While we ate, the annoyed waitress walked by our table and spit on the floor in front of us. Maybe she didn't like us or maybe it meant nothing. Everyone in China spits on the floor, even in a restaurant. When we finished our enormous meal, we were overcharged -- we were first given one price, and then another... all done with a calculator as language was a no-go. Without the benefit of language, it's hard to argue over the price, so we paid. We left, glad to have the whole awkward experience over with and shy about entering the premesis of another restaurant. Our next two meals came wrapped in cellophane and cardboard, eaten in the confines of our hotel room. A pitiful image, I know. But thank God for instant noodles and bread... Nevertheless, we knew we had to come up with a plan or else we'd starve when instant noodles became unbearable.

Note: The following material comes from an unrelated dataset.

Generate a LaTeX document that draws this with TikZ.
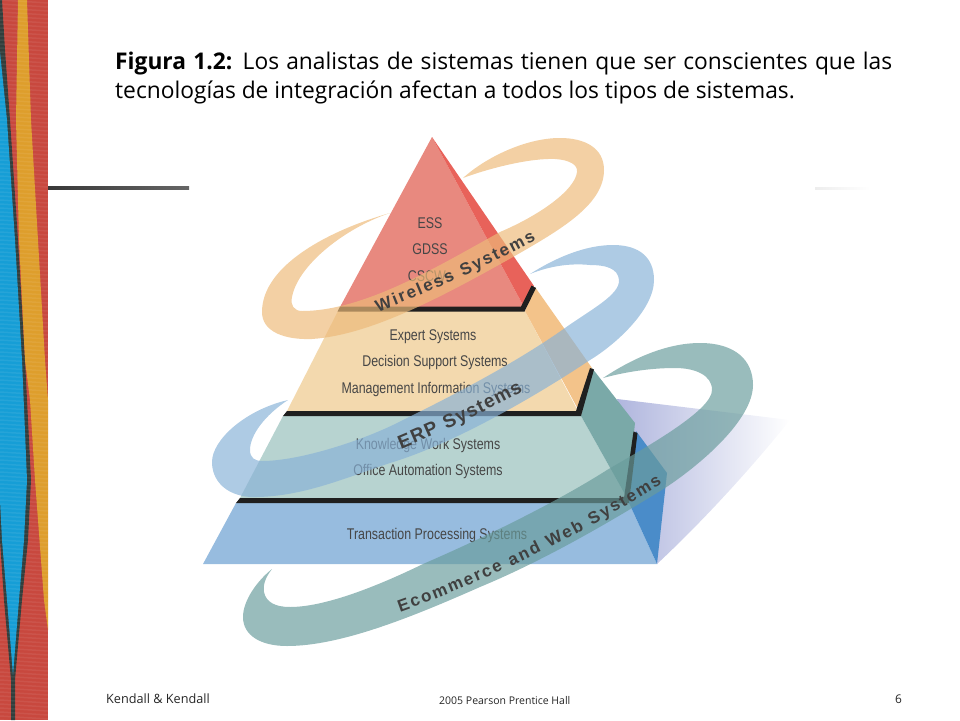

And that's when I got the pen out and began my English-Chinese translations by copying Chinese characters for words we couldn't prounounce successfully onto paper. Although the food section of our Lonely Planet was meager, it was enought to get us by. And we never would have gotten train tickets the next day without our little slips of paper with our destination and date written in Chinese. I made 5 of those, options in case our first train wasn't available... and good thing, too, as we used 4 of them before getting the tickets.

We are now eating fine and moving forward. We have mastered the language of China in our own way. And now that I'm getting familiar with writing the characters, I'm in search of a caligraphy class... one with an English speaking teacher I hope.